Nach den Landtagswahlen in Thüringen und Sachsen: Die demokratischen Parteien müssen jetzt stabile Regierungen bilden um die Faschisten von der Macht fernzuhalten.

492.734 Menschen haben den Appell „Brandenburg, Thüringen und Sachsen: AfD von der Macht fernhalten!“ unterzeichnet. Damit war es einer der größten Appelle gegen Rechtsextremismus, den Campact je gestartet hat. Nach den Landtagswahlen in Sachsen und Thüringen zeichneten sich schwierige Regierungsbildungen ab: Die rechtsextreme AfD gewann in beiden Ländern stark hinzu, in Thüringen wurde sie sogar stärkste Kraft. Um zu verhindern, dass die AfD an die Macht kommt, brauchte es also Koalitionen über das ganze demokratische Spektrum hinweg. Würde eine solche demokratische Koalition scheitern, drohte die AfD nach der Macht zu greifen – in Thüringen hätte sich AfD-Mann Björn Höcke sogar zum Ministerpräsidenten wählen lassen können.  

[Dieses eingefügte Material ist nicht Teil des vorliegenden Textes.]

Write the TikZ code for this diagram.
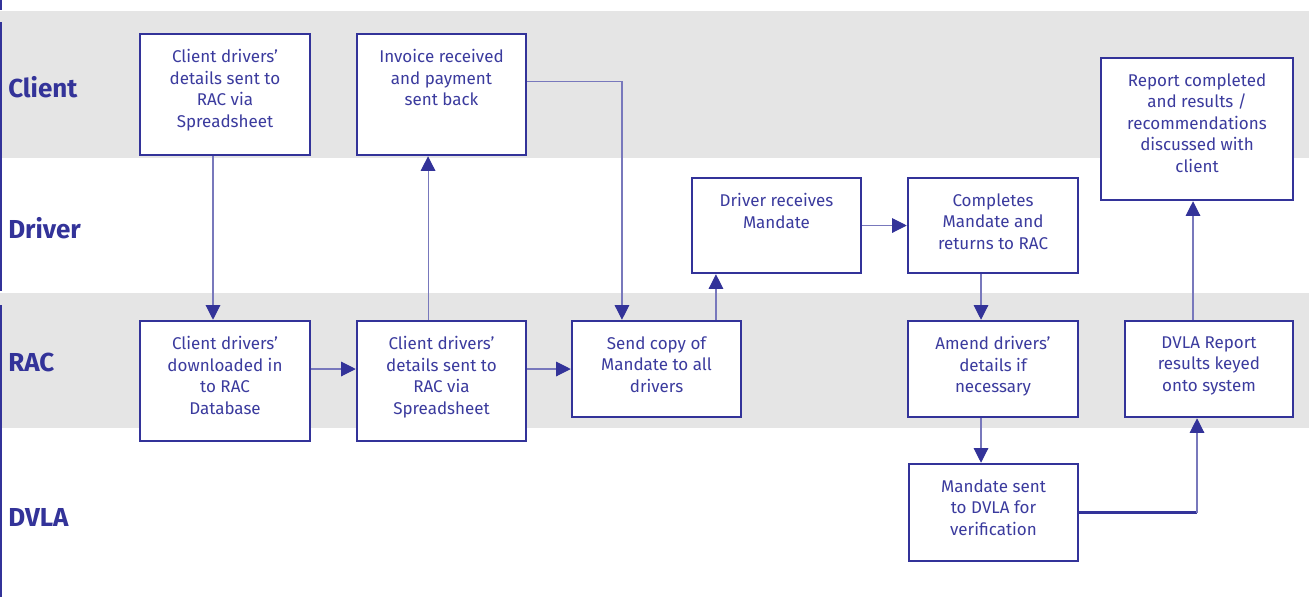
\documentclass[tikz,border=0pt]{standalone}
\usepackage{fontspec}
\setmainfont{Fira Sans}
\usetikzlibrary{arrows.meta}
\definecolor{navy}{HTML}{333399}
\definecolor{txt}{HTML}{3B3B9E}
\definecolor{conn}{HTML}{7878BC}
\definecolor{band}{HTML}{E5E5E5}
\begin{document}
\begin{tikzpicture}[x=0.75pt,y=-0.75pt,
  box/.style={draw=navy,line width=1.9pt,fill=white,inner sep=0pt},
  lbl/.style={anchor=north,inner sep=0pt,yshift=-12.3pt,align=center,text=txt,
    font=\fontsize{12.75}{16.1}\selectfont},
  lane/.style={anchor=west,text=navy,font=\fontsize{19.5}{22}\selectfont\bfseries,inner sep=0pt},
  conn/.style={draw=conn,line width=0.8pt,-{Triangle[width=11pt,length=11pt,fill=navy,color=navy]}},
  plain/.style={draw=conn,line width=0.8pt},
  thickl/.style={draw=navy,line width=1.6pt}]
\useasboundingbox (0,0) rectangle (1309,597);
% lane bands
\fill[band] (0,11) rectangle (1309,158);
\fill[band] (0,293) rectangle (1309,428);
\draw[navy,line width=1.5pt] (1,0) -- (1,10) (1,22) -- (1,291) (1,305) -- (1,597);
% lane labels
\node[lane] (lc) at (8,87) {Client};
\node[lane] (ld) at (8,228) {Driver};
\node[lane] (lr) at (8,362) {RAC};
\node[lane] (lv) at (8,517) {DVLA};
% boxes
\node[box,minimum width=127.5pt,minimum height=90.75pt,
  label={[lbl]north:{Client drivers’\\details sent to\\RAC via\\Spreadsheet}}] (c1) at (225,94.5) {};
\node[box,minimum width=126.75pt,minimum height=90.75pt,
  label={[lbl]north:{Invoice received\\and payment\\sent back}}] (c2) at (441.5,94.5) {};
\node[box,minimum width=144pt,minimum height=106.5pt,
  label={[lbl]north:{Report completed\\and results /\\recommendations\\discussed with\\client}}] (rep) at (1197,129) {};
\node[box,minimum width=126.75pt,minimum height=71.25pt,
  label={[lbl]north:{Driver receives\\Mandate}}] (d1) at (776.5,225.5) {};
\node[box,minimum width=127.5pt,minimum height=71.25pt,
  label={[lbl]north:{Completes\\Mandate and\\returns to RAC}}] (d2) at (993,225.5) {};
\node[box,minimum width=127.5pt,minimum height=90pt,
  label={[lbl]north:{Client drivers’\\downloaded in\\to RAC\\Database}}] (r1) at (225,381) {};
\node[box,minimum width=126.75pt,minimum height=90pt,
  label={[lbl]north:{Client drivers’\\details sent to\\RAC via\\Spreadsheet}}] (r2) at (441.5,381) {};
\node[box,minimum width=126.75pt,minimum height=72pt,
  label={[lbl]north:{Send copy of\\Mandate to all\\drivers}}] (r3) at (656.5,369) {};
\node[box,minimum width=127.5pt,minimum height=72pt,
  label={[lbl]north:{Amend drivers’\\details if\\necessary}}] (r4) at (993,369) {};
\node[box,minimum width=126pt,minimum height=72pt,
  label={[lbl]north:{DVLA Report\\results keyed\\onto system}}] (r5) at (1209,369) {};
\node[box,minimum width=126.75pt,minimum height=72.75pt,
  label={[lbl]north:{Mandate sent\\to DVLA for\\verification}}] (v1) at (993.5,512.5) {};
% connectors
\draw[conn] ([xshift=-9pt]c1.south) -- ([xshift=-9pt]r1.north);
\draw[conn] ([yshift=9pt]r1.east) -- ([yshift=9pt]r2.west);
\draw[conn] ([xshift=-10.1pt]r2.north) -- ([xshift=-10.1pt]c2.south);
\draw[conn] ([yshift=10.1pt]c2.east) -| ([xshift=-25.9pt]r3.north);
\draw[conn] (r2.east |- r3.west) -- (r3.west);
\draw[conn] ([xshift=44.6pt]r3.north) -- ([xshift=44.6pt]r3.north |- d1.south);
\draw[conn] (d1.east) -- (d2.west);
\draw[conn] ([xshift=-9pt]d2.south) -- ([xshift=-9pt]d2.south |- r4.north);
\draw[conn] ([xshift=-9pt]r4.south) -- ([xshift=-9pt]r4.south |- v1.north);
\coordinate (k) at ([xshift=-9pt]r5.south);
\draw[thickl] (v1.east) -- (v1.east -| k);
\draw[conn] (v1.east -| k) -- (k);
\draw[conn] ([xshift=-12pt]r5.north) -- ([xshift=-12pt]r5.north |- rep.south);
\end{tikzpicture}
\end{document}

Daher haben wir den Appell an die demokratischen Parteien in den beiden Landtagen sowie die Bundesparteien gerichtet. Nach den Landtagswahlen in Brandenburg erweiterten wir unseren Appell um dieses Bundesland, da sich dort eine ähnliche Situation abzeichnete. 

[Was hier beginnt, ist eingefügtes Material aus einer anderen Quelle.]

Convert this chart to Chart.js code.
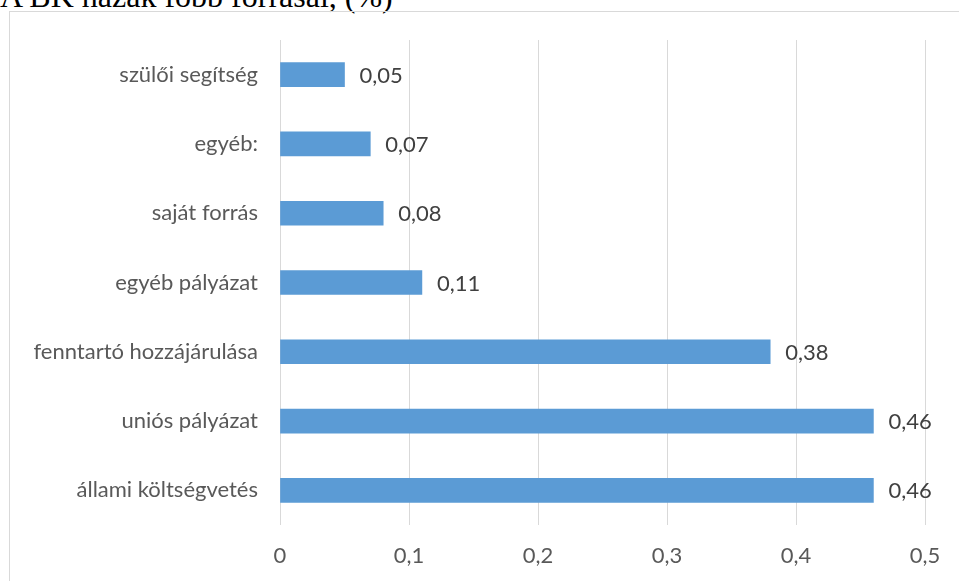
<!DOCTYPE html>
<html>
<head>
<meta charset="utf-8">
<script src="https://cdn.jsdelivr.net/npm/chart.js@4"></script>
<style>
  body { margin: 0; width: 959px; height: 581px; overflow: hidden; background: #fff; position: relative; }
  #title { position: absolute; left: 0; top: -20px; font-family: "Liberation Serif", serif; font-size: 32px; line-height: 32px; color: #000; white-space: nowrap; }
  #box { position: absolute; left: 9px; top: 11px; width: 1000px; height: 700px; border: 1px solid #d9d9d9; }
  #chart { position: absolute; left: 0; top: 0; }
</style>
</head>
<body>
<div id="title">A BK házak főbb forrásai, (%)</div>
<div id="box"></div>
<canvas id="chart" width="959" height="581"></canvas>
<script>
// adatok
const categories = ["szülői segítség", "egyéb:", "saját forrás", "egyéb pályázat", "fenntartó hozzájárulása", "uniós pályázat", "állami költségvetés"];
const values = [0.05, 0.07, 0.08, 0.11, 0.38, 0.46, 0.46];
const xTicks = [0, 0.1, 0.2, 0.3, 0.4, 0.5];

const fontFamily = "Lato, 'Open Sans', sans-serif";
const comma = (v) => String(v).replace(".", ",");

// ertekek a sav vegere
const valueLabels = {
  id: "valueLabels",
  afterDatasetsDraw(chart) {
    const ctx = chart.ctx;
    ctx.save();
    ctx.font = "22px " + fontFamily;
    ctx.fillStyle = "#404040";
    ctx.textAlign = "left";
    ctx.textBaseline = "middle";
    chart.getDatasetMeta(0).data.forEach((bar, i) => {
      ctx.fillText(comma(values[i]), bar.x + 15, bar.y + 1);
    });
    ctx.restore();
  }
};

const ctx = document.getElementById("chart").getContext("2d");
new Chart(ctx, {
  type: "bar",
  data: {
    labels: categories,
    datasets: [{
      data: values,
      backgroundColor: "#5b9bd5",
      barThickness: 24
    }]
  },
  options: {
    indexAxis: "y",
    responsive: false,
    animation: false,
    layout: { padding: { top: 40, right: 34, left: 0, bottom: 0 } },
    plugins: {
      legend: { display: false },
      tooltip: { enabled: false }
    },
    scales: {
      x: {
        min: 0,
        max: 0.5,
        afterBuildTicks: (axis) => { axis.ticks = xTicks.map((v) => ({ value: v })); },
        afterFit: (axis) => { axis.height = 56; },
        grid: { color: "#d9d9d9", lineWidth: 1, drawTicks: false },
        border: { display: false },
        ticks: {
          padding: 18,
          color: "#595959",
          font: { family: fontFamily, size: 22 },
          callback: (v) => comma(v)
        }
      },
      y: {
        afterFit: (axis) => { axis.width = 280; },
        grid: { display: false, drawTicks: false },
        border: { display: false },
        ticks: {
          padding: 22,
          color: "#595959",
          font: { family: fontFamily, size: 22 }
        }
      }
    }
  },
  plugins: [valueLabels]
});
</script>
</body>
</html>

Anzeigen in der FAZ und Plakate rund um den Erfurter Landtag

In der Frankfurter Allgemeinen Zeitung schalteten wir eine große Anzeige mit unserem Appell. Zudem hängten wir rund um den Erfurter Landtag Plakate auf, um die CDU-Abgeordneten auf ihre Verantwortung hinzuweisen. Die CDU in Thüringen hatte nach der AfD die meisten Stimmen erhalten und spielte eine besondere Rolle bei der Bildung der Regierung. 

Plakat an der Johann-Bach-Straße in Erfurt: „Frau Gerbothe, christlich-soziale Werte bewahren – Faschismus stoppen: Auf Sie kommt es an.“
Plakat an der Johann-Bach-Straße in Erfurt an die CDU-Politikerin Carolin Gerbothe. Foto: Campact e.V.

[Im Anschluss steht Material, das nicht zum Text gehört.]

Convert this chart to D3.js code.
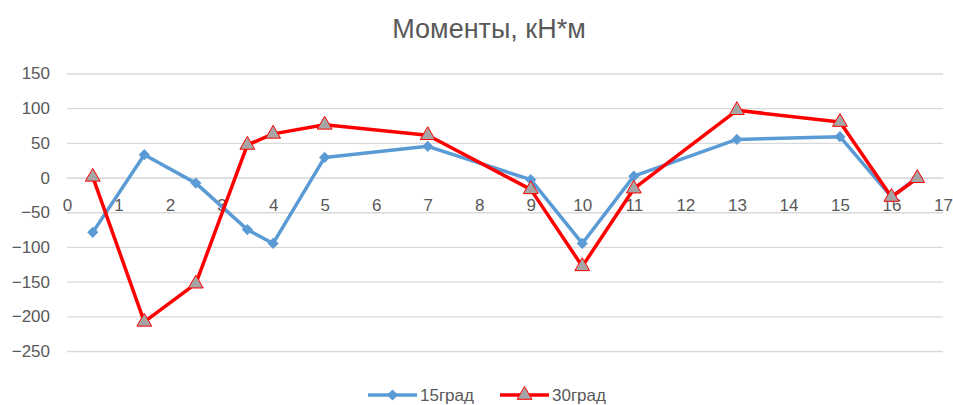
<!DOCTYPE html>
<html>
<head>
<meta charset="utf-8">
<script src="https://cdn.jsdelivr.net/npm/d3@7"></script>
<style>
  body { margin: 0; background: #fff; }
  text { font-family: "Liberation Sans", "DejaVu Sans", sans-serif; fill: #595959; }
</style>
</head>
<body>
<div id="chart"></div>
<script>
const xPos = [0.5, 1.5, 2.5, 3.5, 4, 5, 7, 9, 10, 11, 13, 15, 16, 16.5];
const grad15 = [-79, 33, -8, -75, -95, 29, 45, -3, -95, 2, 55, 59, -28, 0];
const grad30 = [1, -208, -153, 47, 63, 76, 61, -17, -128, -16, 97, 80, -28, -1];
const seriesNames = ["15град", "30град"];
const yTicks = [-250, -200, -150, -100, -50, 0, 50, 100, 150];
const xTicks = d3.range(0, 18);

const width = 953;
const height = 405;

const svg = d3.select("#chart").append("svg")
  .attr("width", width)
  .attr("height", height);

const x = d3.scaleLinear().domain([0, 17]).range([67, 943]);
const y = d3.scaleLinear().domain([-250, 150]).range([351, 73.5]);

// title
svg.append("text")
  .attr("x", 489)
  .attr("y", 38)
  .attr("text-anchor", "middle")
  .style("font-size", "27px")
  .text("Моменты, кН*м");

// gridlines + y labels
const yAxis = svg.append("g")
  .attr("transform", "translate(67,0)")
  .call(d3.axisLeft(y).tickValues(yTicks).tickSize(-876).tickPadding(17));
yAxis.select(".domain").remove();
yAxis.selectAll("line").attr("stroke", "#d9d9d9").attr("stroke-width", 1.3);
yAxis.selectAll("text").style("font-size", "17px").attr("fill", "#595959");

// x axis at zero
const xAxis = svg.append("g")
  .attr("transform", "translate(0," + y(0) + ")")
  .call(d3.axisBottom(x).tickValues(xTicks).tickSize(0).tickPadding(21));
xAxis.select(".domain").attr("stroke", "#d9d9d9").attr("stroke-width", 1.3);
xAxis.selectAll("text").style("font-size", "17px").attr("fill", "#595959");

const line = d3.line().x(d => x(d[0])).y(d => y(d[1]));
const pts15 = xPos.map((v, i) => [v, grad15[i]]);
const pts30 = xPos.map((v, i) => [v, grad30[i]]);

const diamond = d3.symbol().type(d3.symbolDiamond2).size(80);
const triangle = d3.symbol().type(d3.symbolTriangle).size(95);

svg.append("path").datum(pts15)
  .attr("d", line).attr("fill", "none")
  .attr("stroke", "#5b9bd5").attr("stroke-width", 3.5)
  .attr("stroke-linejoin", "round");
svg.selectAll(".m15").data(pts15).enter().append("path")
  .attr("class", "m15")
  .attr("d", diamond)
  .attr("transform", d => "translate(" + x(d[0]) + "," + y(d[1]) + ")")
  .attr("fill", "#5b9bd5");

svg.append("path").datum(pts30)
  .attr("d", line).attr("fill", "none")
  .attr("stroke", "#ff0000").attr("stroke-width", 3.5)
  .attr("stroke-linejoin", "round");
svg.selectAll(".m30").data(pts30).enter().append("path")
  .attr("class", "m30")
  .attr("d", triangle)
  .attr("transform", d => "translate(" + x(d[0]) + "," + y(d[1]) + ")")
  .attr("fill", "#a5a5a5")
  .attr("stroke", "#ff0000").attr("stroke-width", 1);

// legend
const legend = [
  { name: seriesNames[0], x0: 368, color: "#5b9bd5", sym: diamond, fill: "#5b9bd5", stroke: "none" },
  { name: seriesNames[1], x0: 500, color: "#ff0000", sym: triangle, fill: "#a5a5a5", stroke: "#ff0000" }
];
const lg = svg.selectAll(".lg").data(legend).enter().append("g").attr("class", "lg");
lg.append("line")
  .attr("x1", d => d.x0).attr("x2", d => d.x0 + 49)
  .attr("y1", 395).attr("y2", 395)
  .attr("stroke", d => d.color).attr("stroke-width", 3.5);
lg.append("path")
  .attr("d", d => d.sym())
  .attr("transform", d => "translate(" + (d.x0 + 24.5) + ",395)")
  .attr("fill", d => d.fill).attr("stroke", d => d.stroke);
lg.append("text")
  .attr("x", d => d.x0 + 52).attr("y", 401)
  .style("font-size", "17px")
  .text(d => d.name);
</script>
</body>
</html>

Keine direkte Regierungsbeteiligung der AfD

Das Wichtigste zuerst: In keinem der drei Bundesländer gibt es eine direkte Regierungsbeteiligung der AfD. In Sachsen und Thüringen gibt es nun Minderheitsregierungen. Wir hatten in unserem Appell ausdrücklich davor gewarnt, da sie für politische Instabilität sorgen: Für jedes einzelne Gesetz muss die Regierung fortan mit der Opposition verhandeln, um Mehrheiten zu bekommen. In Sachsen sind das Linkspartei, Grüne, BSW und AfD und in Thüringen Linkspartei und AfD. Die Regierungsarbeit wird anstrengender werden. Die AfD wird es freuen; sie kann die schwierige Situation ausnutzen, um Frust über das demokratische System zu schüren. 

Zudem kann sie die beiden CDU-Ministerpräsidenten immer wieder locken, mit ihnen zusammenzuarbeiten: Mit ihrer Zustimmung könnte die CDU Gesetze im Landtag beschließen. So kann sich die AfD als „ganz normale“ Partei inszenieren – eine erklärte Strategie der Rechtsextremen, um langfristig an die Macht zu gelangen. In den Wochen nach den Landtagswahlen gab es bereits vereinzelt Vorstöße – etwa aus der CDU –, auf die rechtsextreme AfD zuzugehen. Die Gefahr eines Machtzuwachses für die Demokratiefeinde rund um Höcke ist also nicht gebannt, im Gegenteil. Campact setzt sich seit Jahren gegen Rechtsextremismus ein und wird das auch in Zukunft tun. Bitte stehe dabei an unserer Seite.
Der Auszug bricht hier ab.